The Rhetoric of Local Languages as the Marginal:
Chinese Underground and Independent Films by Jia Zhangke and Others

By Jin Liu


Modern Chinese Literature and Culture, vol. 18, no. 2 (Fall 2006), pp. 163-205


This essay sets out to understand an important phenomenon in recent Chinese cinema, namely the use of local languages in underground and independent films. The author explores the rhetorical use of local languages to represent “the marginal and the unassimilated” in Jia Zhangke’s Hometown Trilogy. In Xiao Wu, the author explores the interactions between the two spaces defined by the soundtrack–the relatively quiet, private, intimate space and the heteroglossic, public space. In Platform, the author considers the inauthenticity of Jia’s use of local languages and contends that the protagonists’ hybridized and impure dialects betray Jia’s limitation in forging a linguistic style through a negotiation between descriptive mimesis and interpretive diegesis. In Unknown Pleasures, drawing on gender studies in sociolinguistics, the author examines the implications of the divergence in the male and female protagonists’ language.
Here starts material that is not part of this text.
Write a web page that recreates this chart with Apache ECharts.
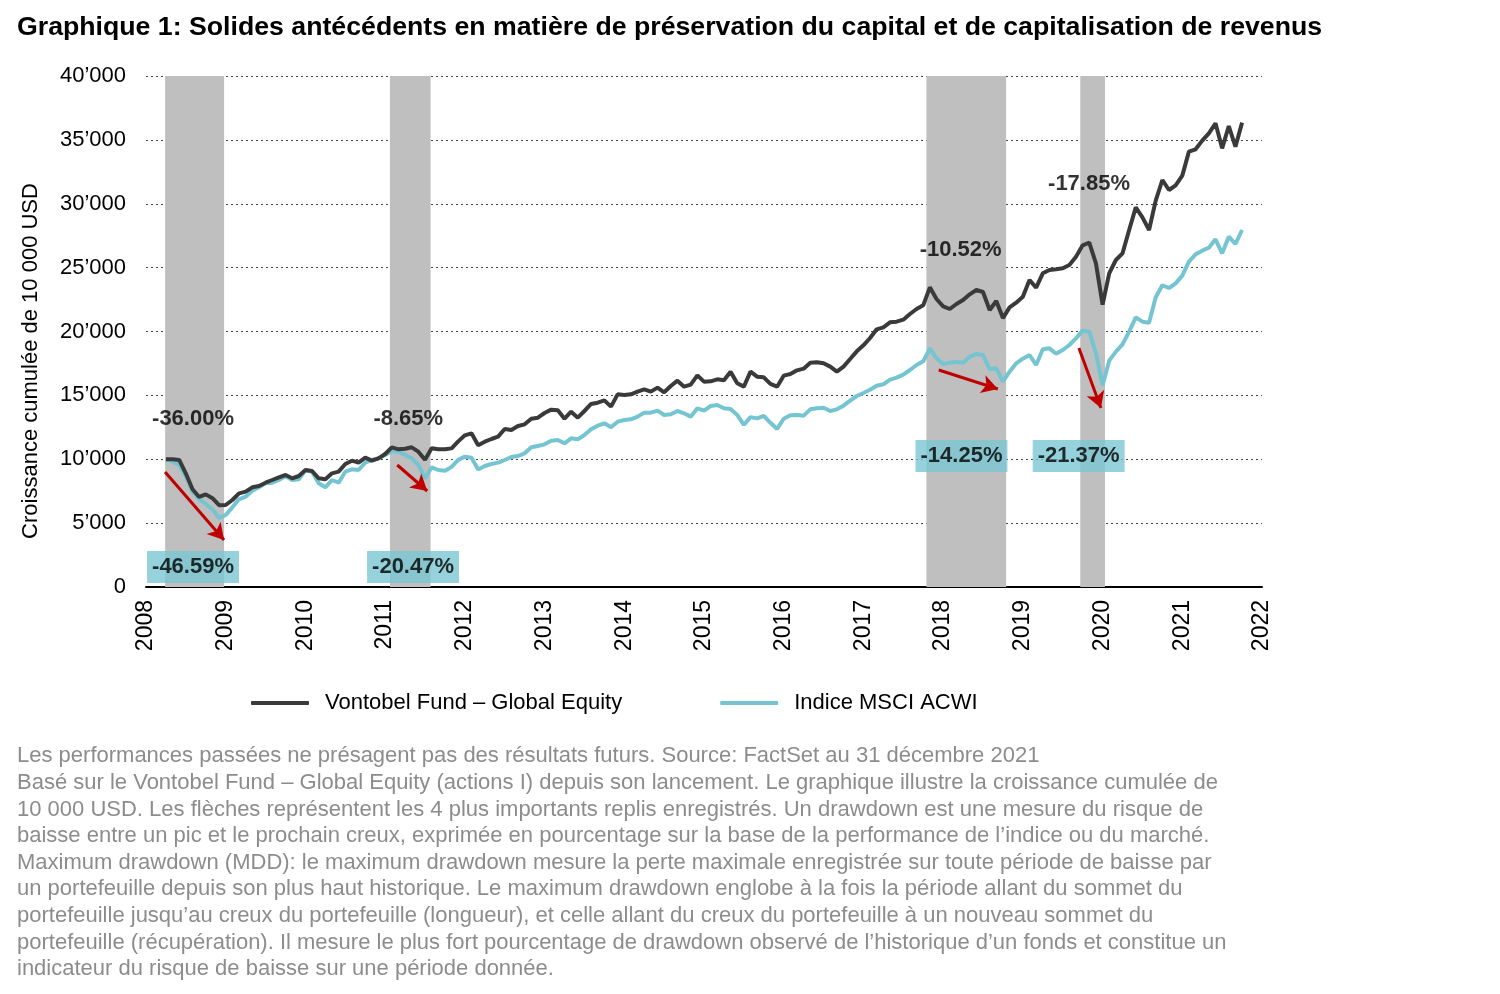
<!DOCTYPE html>
<html><head><meta charset="utf-8">
<script src="https://cdn.jsdelivr.net/npm/echarts@6/dist/echarts.min.js"></script>
<style>html,body{margin:0;padding:0;background:#fff}#c{width:1500px;height:994px}</style>
</head><body><div id="c"></div>
<script>
// Monthly values, first point = START (fractional year on the x axis)
const START = 2008.25;
const fund = [10000,10000,9950,8880,7650,7050,7250,6950,6400,6420,6810,7332,7463,7802,7906,8167,8376,8585,8767,8507,8689,9159,9080,8507,8428,8898,9028,9628,9889,9733,10124,9889,10074,10411,10933,10777,10828,10933,10594,9960,10855,10777,10777,10850,11400,11873,12029,11100,11376,11585,11768,12368,12290,12603,12733,13177,13255,13621,13882,13830,13177,13725,13255,13777,14325,14429,14612,14117,15082,15030,15082,15291,15473,15291,15604,15239,15734,16152,15682,15839,16569,16074,16100,16256,16178,16856,15943,15682,16856,16465,16413,15900,15682,16543,16674,16961,17091,17561,17587,17509,17248,16856,17248,17848,18448,18918,19492,20170,20327,20718,20770,20927,21370,21762,22049,23458,22545,21971,21762,22153,22466,22910,23249,23093,21684,22388,21050,21892,22258,22727,24032,23432,24554,24815,24867,24945,25206,25858,26745,26954,25336,22100,24554,25598,26119,27946,29720,28938,27946,30242,31860,31077,31443,32199,34078,34261,34939,35513,36296,34339,36087,34469,36348];
const msci = [10000,9811,9550,8650,7460,6900,6500,6080,5400,5636,6236,6863,7071,7541,7802,8115,8167,8376,8689,8376,8428,9133,9028,8115,7802,8376,8167,9028,9211,9159,9733,9942,10074,10333,10646,10594,10333,10074,9550,8500,9367,9159,9107,9400,9950,10202,10124,9200,9472,9628,9733,9942,10176,10255,10463,10933,11037,11168,11455,11507,11246,11638,11559,11899,12342,12629,12812,12499,12942,13073,13125,13334,13647,13647,13803,13464,13516,13777,13595,13334,13986,13803,14169,14247,13986,13934,13464,12700,13300,13200,13400,12850,12368,13177,13438,13464,13412,13908,13986,14038,13777,13908,14195,14586,14951,15186,15447,15760,15865,16230,16387,16621,16987,17378,17666,18683,17900,17456,17561,17613,17561,18030,18239,18161,17039,17117,16074,16856,17509,17874,18161,17378,18605,18683,18260,18550,18944,19466,20066,19987,18291,15800,17717,18422,18996,19987,21109,20770,20692,22675,23615,23406,23771,24371,25467,26041,26328,26563,27216,26119,27424,26850,27946];
const seriesNames = ['Vontobel Fund – Global Equity', 'Indice MSCI ACWI'];
// drawdown periods [from, to] in years
const drawdownPeriods = [[2008.24, 2008.98], [2011.06, 2011.57], [2017.79, 2018.79], [2019.72, 2020.03]];
// fund drawdown labels [x, y, text]
const fundLabels = [[2008.59, 13151, '-36.00%'], [2011.29, 13151, '-8.65%'], [2018.22, 26380, '-10.52%'], [2019.83, 31547, '-17.85%']];
// index drawdown labels [x, y, text]
const indexLabels = [[2008.59, 1566, '-46.59%'], [2011.35, 1566, '-20.47%'], [2018.23, 10255, '-14.25%'], [2019.70, 10255, '-21.37%']];
// arrows [[x1,y1],[x2,y2]]
const arrows = [[[2008.239, 9002], [2008.979, 3679]], [[2011.152, 9550], [2011.528, 7515]], [[2017.945, 16987], [2018.686, 15499]], [[2019.703, 18709], [2019.979, 14012]]];
const yTicks = {min: 0, max: 40000, step: 5000};
const xTicks = {min: 2008, max: 2022, step: 1};

const titleText = 'Graphique 1: Solides antécédents en matière de préservation du capital et de capitalisation de revenus';
const yName = 'Croissance cumulée de 10 000 USD';
const footer = [
 'Les performances passées ne présagent pas des résultats futurs. Source: FactSet au 31 décembre 2021',
 'Basé sur le Vontobel Fund – Global Equity (actions I) depuis son lancement. Le graphique illustre la croissance cumulée de',
 '10 000 USD. Les flèches représentent les 4 plus importants replis enregistrés. Un drawdown est une mesure du risque de',
 'baisse entre un pic et le prochain creux, exprimée en pourcentage sur la base de la performance de l’indice ou du marché.',
 'Maximum drawdown (MDD): le maximum drawdown mesure la perte maximale enregistrée sur toute période de baisse par',
 'un portefeuille depuis son plus haut historique. Le maximum drawdown englobe à la fois la période allant du sommet du',
 'portefeuille jusqu’au creux du portefeuille (longueur), et celle allant du creux du portefeuille à un nouveau sommet du',
 'portefeuille (récupération). Il mesure le plus fort pourcentage de drawdown observé de l’historique d’un fonds et constitue un',
 'indicateur du risque de baisse sur une période donnée.'
];

const toXY = arr => arr.map((v, i) => [START + i / 12, v]);
const FONT = 'Liberation Sans, Arial, sans-serif';
const chart = echarts.init(document.getElementById('c'));
chart.setOption({
  animation: false,
  backgroundColor: '#fff',
  title: {text: titleText, left: 12, top: 9,
    textStyle: {fontFamily: FONT, fontSize: 26.7, fontWeight: 'bold', color: '#000'}},
  grid: {left: 146, right: 238, top: 76, bottom: 407, containLabel: false},
  legend: {data: seriesNames, left: 246, top: 687, itemWidth: 58, itemHeight: 4, itemGap: 98, icon: 'roundRect',
    textStyle: {fontFamily: FONT, fontSize: 22, color: '#000', padding: [0, 0, 0, 11]}},
  xAxis: {type: 'value', min: xTicks.min, max: xTicks.max, interval: xTicks.step,
    axisLine: {show: true, lineStyle: {color: '#000', width: 2}}, axisTick: {show: false}, splitLine: {show: false},
    axisLabel: {rotate: 90, margin: 13, fontFamily: FONT, fontSize: 23, color: '#000', formatter: v => String(v)}},
  yAxis: {type: 'value', min: yTicks.min, max: yTicks.max, interval: yTicks.step,
    axisLine: {show: false}, axisTick: {show: false},
    splitLine: {show: true, lineStyle: {color: '#444', type: [2, 3], width: 1}},
    axisLabel: {margin: 20, fontFamily: FONT, fontSize: 22, color: '#000',
      formatter: v => String(v).replace(/\B(?=(\d{3})+(?!\d))/g, '’')}},
  graphic: [
    {type: 'text', left: 17, top: 743, style: {text: footer.join('\n'), fontFamily: FONT, fontSize: 22,
      lineHeight: 26.6, fill: '#8c8c8c'}},
    {type: 'text', x: 31, y: 361, rotation: Math.PI / 2, style: {text: yName, fontFamily: FONT, fontSize: 22,
      fill: '#000', align: 'center', verticalAlign: 'middle'}}
  ],
  series: [
    {type: 'line', name: 'periods', data: [], silent: true, z: 1,
      markArea: {silent: true, itemStyle: {color: '#bfbfbf', opacity: 1},
        data: drawdownPeriods.map(p => [{xAxis: p[0], yAxis: yTicks.min}, {xAxis: p[1], yAxis: yTicks.max}])}},
    {type: 'line', name: seriesNames[1], data: toXY(msci), showSymbol: false, symbol: 'none', z: 3,
      lineStyle: {color: '#74c5d1', width: 4}, itemStyle: {color: '#74c5d1'}},
    {type: 'line', name: seriesNames[0], data: toXY(fund), showSymbol: false, symbol: 'none', z: 4,
      lineStyle: {color: '#3a3a3a', width: 4}, itemStyle: {color: '#3a3a3a'}},
    {type: 'line', name: 'arrows', data: [], silent: true, z: 5,
      markLine: {silent: true, symbol: ['none', 'arrow'], symbolSize: [14, 16], label: {show: false},
        lineStyle: {color: '#c00000', width: 3, type: 'solid'},
        data: arrows.map(a => [{coord: a[0]}, {coord: a[1]}])}},
    {type: 'scatter', name: 'fundLabels', data: fundLabels.map(l => ({value: [l[0], l[1]], name: l[2]})),
      symbolSize: 0, silent: true, z: 6,
      label: {show: true, position: 'inside', formatter: p => p.name, fontFamily: FONT, fontSize: 22,
        fontWeight: 'bold', color: '#000'}},
    {type: 'scatter', name: 'indexLabels', data: indexLabels.map(l => ({value: [l[0], l[1]], name: l[2]})),
      symbolSize: 0, silent: true, z: 6,
      label: {show: true, position: 'inside', formatter: p => p.name, fontFamily: FONT, fontSize: 22,
        fontWeight: 'bold', color: '#000', backgroundColor: '#7cc7d2', padding: [6, 5, 4, 5]}}
  ]
});
</script></body></html>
Finally, the essay explores the feature of silent protagonists and sparse dialogue common to Jia’s work and other underground and independent films in local languages. Drawing on subaltern theory, the author traces the voice of the intellectuals or elites in their re-presentation of the subalterns. This study of films from the perspective of local languages suggests that when China is represented by local dialects, it is revealed as a fragmented and unassimilated country where a unified, mainstream discourse is impossible.